(Data lines):
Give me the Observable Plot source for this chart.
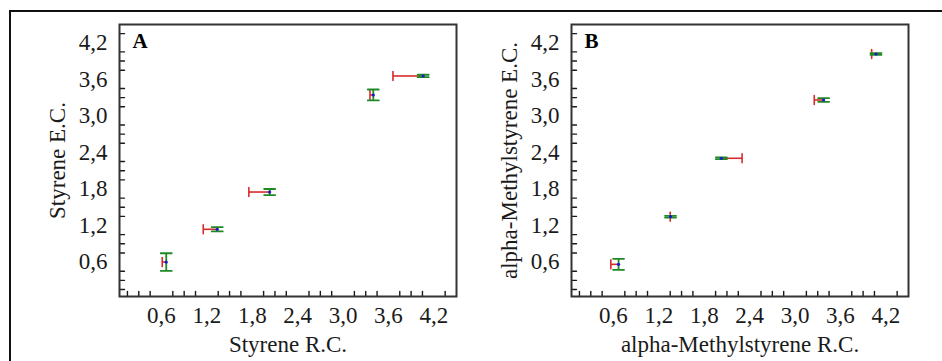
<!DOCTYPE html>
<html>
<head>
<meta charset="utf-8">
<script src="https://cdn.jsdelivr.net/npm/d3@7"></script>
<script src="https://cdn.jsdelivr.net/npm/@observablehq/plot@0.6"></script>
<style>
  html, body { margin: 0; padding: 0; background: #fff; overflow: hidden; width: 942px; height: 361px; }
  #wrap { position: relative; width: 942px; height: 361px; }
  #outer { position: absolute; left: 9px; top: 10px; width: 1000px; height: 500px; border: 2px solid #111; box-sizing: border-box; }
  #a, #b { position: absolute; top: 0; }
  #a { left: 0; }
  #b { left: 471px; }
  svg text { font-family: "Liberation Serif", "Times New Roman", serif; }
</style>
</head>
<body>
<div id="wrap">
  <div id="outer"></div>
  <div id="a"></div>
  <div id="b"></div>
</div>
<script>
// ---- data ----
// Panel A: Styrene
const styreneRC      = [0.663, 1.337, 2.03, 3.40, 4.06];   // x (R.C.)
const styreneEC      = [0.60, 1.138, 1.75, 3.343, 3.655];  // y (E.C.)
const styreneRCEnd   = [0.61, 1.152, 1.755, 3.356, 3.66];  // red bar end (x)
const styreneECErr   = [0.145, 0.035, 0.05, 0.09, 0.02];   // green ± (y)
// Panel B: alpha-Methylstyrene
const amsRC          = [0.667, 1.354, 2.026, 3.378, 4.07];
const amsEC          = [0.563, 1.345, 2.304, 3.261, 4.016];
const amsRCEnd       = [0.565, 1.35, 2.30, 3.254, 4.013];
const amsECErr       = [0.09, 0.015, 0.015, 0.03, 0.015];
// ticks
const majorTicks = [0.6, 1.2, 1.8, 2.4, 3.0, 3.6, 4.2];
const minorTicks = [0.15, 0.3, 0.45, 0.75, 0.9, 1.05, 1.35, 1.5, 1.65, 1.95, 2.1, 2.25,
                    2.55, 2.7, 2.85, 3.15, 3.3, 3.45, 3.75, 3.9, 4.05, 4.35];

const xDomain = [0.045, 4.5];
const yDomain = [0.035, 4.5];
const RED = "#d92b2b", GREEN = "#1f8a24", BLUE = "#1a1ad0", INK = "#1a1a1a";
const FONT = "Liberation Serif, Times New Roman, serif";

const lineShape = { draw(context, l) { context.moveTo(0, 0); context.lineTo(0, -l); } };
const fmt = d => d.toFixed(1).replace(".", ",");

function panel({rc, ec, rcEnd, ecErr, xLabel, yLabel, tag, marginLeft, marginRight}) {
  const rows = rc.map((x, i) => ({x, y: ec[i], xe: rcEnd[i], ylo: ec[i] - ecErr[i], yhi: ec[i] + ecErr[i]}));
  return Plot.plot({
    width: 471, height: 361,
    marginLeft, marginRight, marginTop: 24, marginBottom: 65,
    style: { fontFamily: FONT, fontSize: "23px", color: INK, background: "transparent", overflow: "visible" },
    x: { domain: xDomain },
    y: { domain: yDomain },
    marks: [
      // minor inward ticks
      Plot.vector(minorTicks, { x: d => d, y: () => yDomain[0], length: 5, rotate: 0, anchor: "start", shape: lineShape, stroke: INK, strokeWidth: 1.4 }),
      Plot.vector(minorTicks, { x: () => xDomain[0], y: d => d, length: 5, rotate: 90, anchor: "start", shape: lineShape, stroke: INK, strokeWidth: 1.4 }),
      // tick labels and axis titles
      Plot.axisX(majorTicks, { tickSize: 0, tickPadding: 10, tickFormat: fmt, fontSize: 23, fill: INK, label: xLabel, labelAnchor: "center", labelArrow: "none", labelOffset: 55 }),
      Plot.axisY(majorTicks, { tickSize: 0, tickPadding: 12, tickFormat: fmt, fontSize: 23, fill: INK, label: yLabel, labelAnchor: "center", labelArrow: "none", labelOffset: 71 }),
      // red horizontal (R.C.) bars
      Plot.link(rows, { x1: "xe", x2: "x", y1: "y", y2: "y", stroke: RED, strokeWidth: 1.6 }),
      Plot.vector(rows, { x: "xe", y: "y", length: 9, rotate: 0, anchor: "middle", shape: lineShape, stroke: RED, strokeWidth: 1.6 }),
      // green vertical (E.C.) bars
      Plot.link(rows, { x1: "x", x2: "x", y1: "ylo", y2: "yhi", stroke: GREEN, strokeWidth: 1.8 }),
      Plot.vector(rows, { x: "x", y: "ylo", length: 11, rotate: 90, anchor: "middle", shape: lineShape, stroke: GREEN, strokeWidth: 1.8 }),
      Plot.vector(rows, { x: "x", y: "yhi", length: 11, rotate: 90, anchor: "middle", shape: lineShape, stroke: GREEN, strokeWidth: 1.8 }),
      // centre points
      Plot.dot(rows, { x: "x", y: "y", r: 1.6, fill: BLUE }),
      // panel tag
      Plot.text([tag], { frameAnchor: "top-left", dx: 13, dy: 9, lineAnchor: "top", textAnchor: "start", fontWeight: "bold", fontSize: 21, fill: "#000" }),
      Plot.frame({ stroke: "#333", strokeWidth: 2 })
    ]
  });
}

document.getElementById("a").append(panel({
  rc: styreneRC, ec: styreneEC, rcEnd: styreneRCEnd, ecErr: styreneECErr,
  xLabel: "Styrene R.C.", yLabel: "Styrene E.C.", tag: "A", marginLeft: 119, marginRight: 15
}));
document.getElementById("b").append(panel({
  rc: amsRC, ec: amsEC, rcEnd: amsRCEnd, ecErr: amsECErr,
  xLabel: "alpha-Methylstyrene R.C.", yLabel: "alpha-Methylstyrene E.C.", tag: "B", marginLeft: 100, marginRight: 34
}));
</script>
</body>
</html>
--
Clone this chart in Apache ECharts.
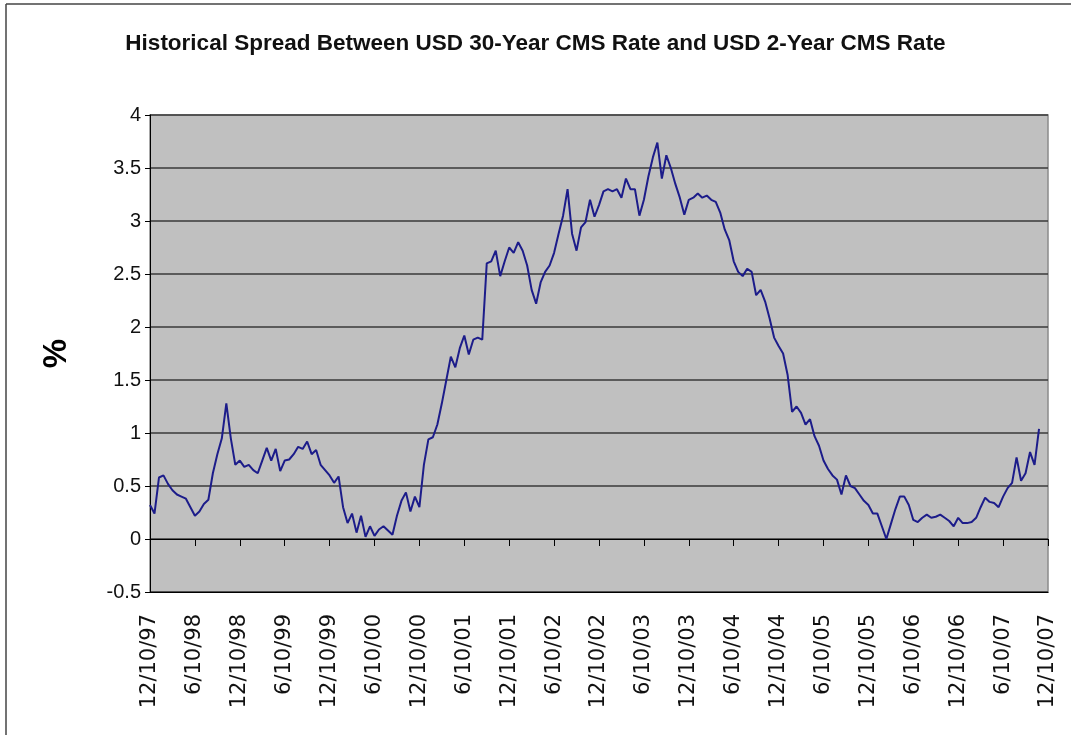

(Exercise): Filter the entries down to the lines containing "chart". Copy each of those lines.

(Output below):
Give me the Observable Plot source for this chart.
Clone this chart in Apache ECharts.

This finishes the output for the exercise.